**Exercise inputs**.
○ ○ ○ ○ ○ ○ ○

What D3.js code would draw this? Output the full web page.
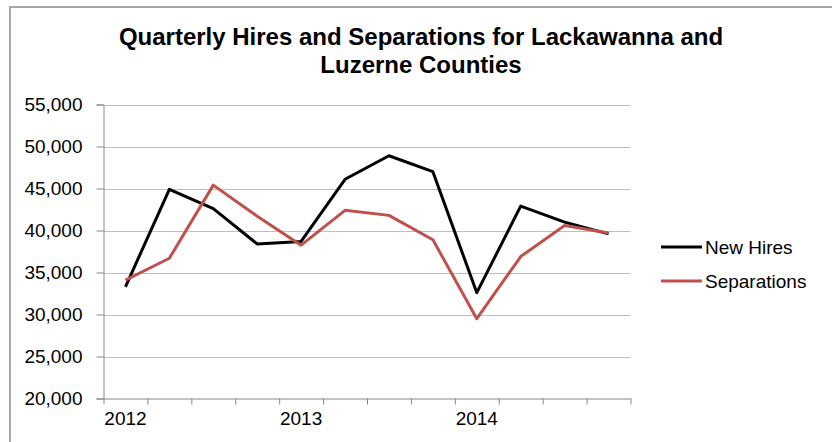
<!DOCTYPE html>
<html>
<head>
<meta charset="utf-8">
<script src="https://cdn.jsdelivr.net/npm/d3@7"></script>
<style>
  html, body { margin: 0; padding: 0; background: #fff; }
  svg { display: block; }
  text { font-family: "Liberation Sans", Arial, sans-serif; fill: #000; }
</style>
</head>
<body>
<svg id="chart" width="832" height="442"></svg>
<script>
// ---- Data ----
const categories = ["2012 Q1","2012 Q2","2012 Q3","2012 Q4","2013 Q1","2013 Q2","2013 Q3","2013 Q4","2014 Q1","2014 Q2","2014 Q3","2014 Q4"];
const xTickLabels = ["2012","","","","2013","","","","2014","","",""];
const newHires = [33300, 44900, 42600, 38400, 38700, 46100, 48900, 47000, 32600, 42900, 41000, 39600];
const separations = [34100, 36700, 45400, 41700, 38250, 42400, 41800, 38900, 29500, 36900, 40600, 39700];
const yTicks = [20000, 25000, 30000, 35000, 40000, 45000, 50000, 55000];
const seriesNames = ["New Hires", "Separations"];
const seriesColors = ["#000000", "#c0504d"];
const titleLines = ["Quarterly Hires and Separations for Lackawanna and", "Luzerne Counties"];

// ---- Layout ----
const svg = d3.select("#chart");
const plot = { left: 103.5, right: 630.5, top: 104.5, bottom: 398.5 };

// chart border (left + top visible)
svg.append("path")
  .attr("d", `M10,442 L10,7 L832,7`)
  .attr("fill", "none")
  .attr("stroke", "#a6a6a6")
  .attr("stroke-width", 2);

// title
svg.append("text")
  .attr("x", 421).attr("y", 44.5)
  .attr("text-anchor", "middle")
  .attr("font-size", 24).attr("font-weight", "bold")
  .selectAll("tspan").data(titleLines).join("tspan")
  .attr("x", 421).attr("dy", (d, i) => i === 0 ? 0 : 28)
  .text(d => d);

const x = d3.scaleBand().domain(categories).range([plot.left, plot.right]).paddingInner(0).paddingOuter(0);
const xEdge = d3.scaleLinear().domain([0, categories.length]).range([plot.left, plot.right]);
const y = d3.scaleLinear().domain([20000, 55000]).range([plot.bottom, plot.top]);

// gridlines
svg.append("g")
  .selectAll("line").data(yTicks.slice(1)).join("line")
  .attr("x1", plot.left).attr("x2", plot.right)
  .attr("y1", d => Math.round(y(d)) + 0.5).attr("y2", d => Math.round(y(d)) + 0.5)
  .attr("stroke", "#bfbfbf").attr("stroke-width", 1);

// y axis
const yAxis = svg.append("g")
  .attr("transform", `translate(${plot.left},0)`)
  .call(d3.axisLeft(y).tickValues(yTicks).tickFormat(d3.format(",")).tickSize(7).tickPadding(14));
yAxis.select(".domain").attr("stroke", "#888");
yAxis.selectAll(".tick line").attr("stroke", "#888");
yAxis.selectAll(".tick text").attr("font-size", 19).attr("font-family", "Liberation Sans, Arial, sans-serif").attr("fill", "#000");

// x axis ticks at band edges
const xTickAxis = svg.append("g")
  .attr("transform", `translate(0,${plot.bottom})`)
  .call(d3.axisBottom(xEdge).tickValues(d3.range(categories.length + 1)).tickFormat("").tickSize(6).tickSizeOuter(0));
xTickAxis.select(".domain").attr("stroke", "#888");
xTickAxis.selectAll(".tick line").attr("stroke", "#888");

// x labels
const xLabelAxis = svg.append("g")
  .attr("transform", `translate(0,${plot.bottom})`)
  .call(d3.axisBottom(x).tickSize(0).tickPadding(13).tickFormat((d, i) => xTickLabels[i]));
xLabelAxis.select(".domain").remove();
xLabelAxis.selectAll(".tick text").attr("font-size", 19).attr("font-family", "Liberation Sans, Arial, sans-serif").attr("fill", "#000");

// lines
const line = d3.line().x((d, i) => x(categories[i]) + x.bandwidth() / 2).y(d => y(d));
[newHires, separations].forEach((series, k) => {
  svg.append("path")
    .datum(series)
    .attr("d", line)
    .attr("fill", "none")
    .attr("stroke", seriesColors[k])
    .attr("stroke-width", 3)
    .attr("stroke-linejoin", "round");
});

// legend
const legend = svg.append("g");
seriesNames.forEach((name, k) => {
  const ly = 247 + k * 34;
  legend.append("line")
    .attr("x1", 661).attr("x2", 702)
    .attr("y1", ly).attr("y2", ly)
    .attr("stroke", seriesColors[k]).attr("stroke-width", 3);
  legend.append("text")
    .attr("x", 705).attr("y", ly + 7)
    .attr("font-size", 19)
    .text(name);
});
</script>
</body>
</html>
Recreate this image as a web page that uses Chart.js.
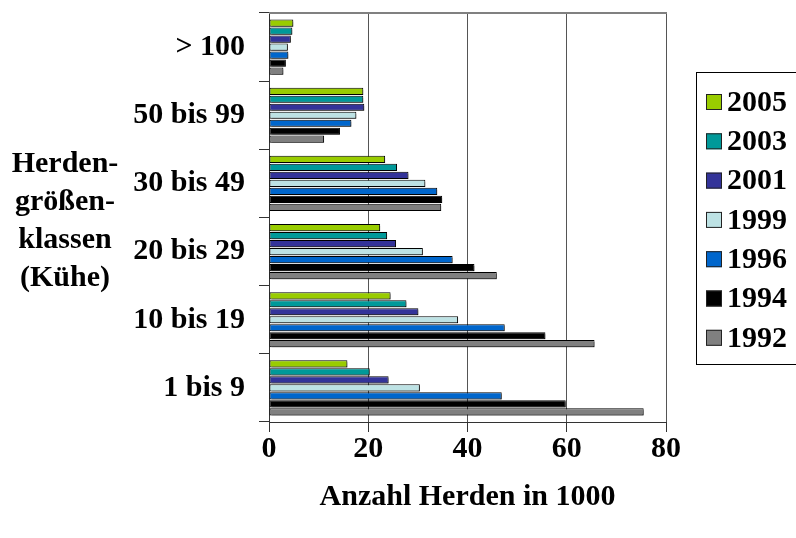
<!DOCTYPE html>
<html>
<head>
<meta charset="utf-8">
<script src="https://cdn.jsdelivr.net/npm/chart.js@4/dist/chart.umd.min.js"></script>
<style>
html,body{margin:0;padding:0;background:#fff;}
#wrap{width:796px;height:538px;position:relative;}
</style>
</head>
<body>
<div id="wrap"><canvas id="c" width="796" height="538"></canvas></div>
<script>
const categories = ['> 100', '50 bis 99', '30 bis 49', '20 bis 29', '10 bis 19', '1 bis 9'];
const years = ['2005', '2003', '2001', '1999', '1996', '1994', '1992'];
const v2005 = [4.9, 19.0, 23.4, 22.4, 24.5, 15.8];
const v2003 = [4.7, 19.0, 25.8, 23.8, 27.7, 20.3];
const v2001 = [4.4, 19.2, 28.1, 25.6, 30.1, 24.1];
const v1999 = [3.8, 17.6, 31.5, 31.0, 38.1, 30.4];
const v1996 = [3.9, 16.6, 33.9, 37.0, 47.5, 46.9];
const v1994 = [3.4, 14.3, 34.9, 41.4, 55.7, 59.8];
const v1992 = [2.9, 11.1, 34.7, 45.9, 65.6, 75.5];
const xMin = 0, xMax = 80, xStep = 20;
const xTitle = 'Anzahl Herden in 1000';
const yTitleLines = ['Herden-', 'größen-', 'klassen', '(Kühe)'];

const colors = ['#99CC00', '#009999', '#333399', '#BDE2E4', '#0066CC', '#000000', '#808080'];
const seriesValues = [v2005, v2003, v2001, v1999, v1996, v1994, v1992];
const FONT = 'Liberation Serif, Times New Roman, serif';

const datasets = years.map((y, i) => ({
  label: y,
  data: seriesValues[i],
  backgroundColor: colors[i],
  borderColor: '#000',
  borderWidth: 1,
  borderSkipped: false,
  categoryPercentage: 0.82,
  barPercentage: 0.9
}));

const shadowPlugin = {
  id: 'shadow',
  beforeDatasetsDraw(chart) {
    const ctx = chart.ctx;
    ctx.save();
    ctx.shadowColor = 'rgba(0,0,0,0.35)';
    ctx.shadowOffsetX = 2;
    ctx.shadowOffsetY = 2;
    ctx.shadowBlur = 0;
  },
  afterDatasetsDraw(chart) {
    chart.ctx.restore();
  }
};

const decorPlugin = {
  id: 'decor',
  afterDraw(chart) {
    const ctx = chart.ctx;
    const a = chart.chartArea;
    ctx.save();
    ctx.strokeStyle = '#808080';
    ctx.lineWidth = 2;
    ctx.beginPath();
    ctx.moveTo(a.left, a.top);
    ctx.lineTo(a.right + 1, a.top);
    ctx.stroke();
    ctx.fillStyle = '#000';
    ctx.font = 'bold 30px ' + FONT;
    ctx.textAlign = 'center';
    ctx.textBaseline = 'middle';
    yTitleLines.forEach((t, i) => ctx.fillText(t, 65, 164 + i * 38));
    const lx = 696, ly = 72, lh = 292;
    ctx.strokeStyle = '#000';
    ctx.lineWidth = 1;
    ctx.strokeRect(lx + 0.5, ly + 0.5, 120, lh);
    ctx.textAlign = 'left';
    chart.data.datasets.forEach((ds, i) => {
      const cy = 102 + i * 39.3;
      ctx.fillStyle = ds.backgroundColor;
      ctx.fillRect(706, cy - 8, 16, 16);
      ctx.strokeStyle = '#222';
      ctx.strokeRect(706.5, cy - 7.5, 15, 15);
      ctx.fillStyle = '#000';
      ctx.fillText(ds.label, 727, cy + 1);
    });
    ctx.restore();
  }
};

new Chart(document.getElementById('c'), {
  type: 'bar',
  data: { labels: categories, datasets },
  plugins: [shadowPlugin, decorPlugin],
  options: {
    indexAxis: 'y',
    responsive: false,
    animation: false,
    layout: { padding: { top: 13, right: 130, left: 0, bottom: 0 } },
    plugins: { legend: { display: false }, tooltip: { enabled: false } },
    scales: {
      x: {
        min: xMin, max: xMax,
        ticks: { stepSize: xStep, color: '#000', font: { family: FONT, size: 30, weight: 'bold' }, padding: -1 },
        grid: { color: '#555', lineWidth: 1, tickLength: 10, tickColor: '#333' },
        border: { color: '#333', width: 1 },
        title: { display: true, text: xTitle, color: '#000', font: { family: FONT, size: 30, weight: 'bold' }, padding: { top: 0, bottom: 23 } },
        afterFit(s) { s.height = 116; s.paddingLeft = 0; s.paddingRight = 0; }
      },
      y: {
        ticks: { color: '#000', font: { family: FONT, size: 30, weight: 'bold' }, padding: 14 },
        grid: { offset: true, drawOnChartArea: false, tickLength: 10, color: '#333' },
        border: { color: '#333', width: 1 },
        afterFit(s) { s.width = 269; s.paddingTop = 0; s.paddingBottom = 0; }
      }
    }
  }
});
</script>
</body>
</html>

○ ○ ○ ○ ○ ○ ○

**Given request**.
Say how many lines of the material contain the word "page", with no other text.

**Written response**.
2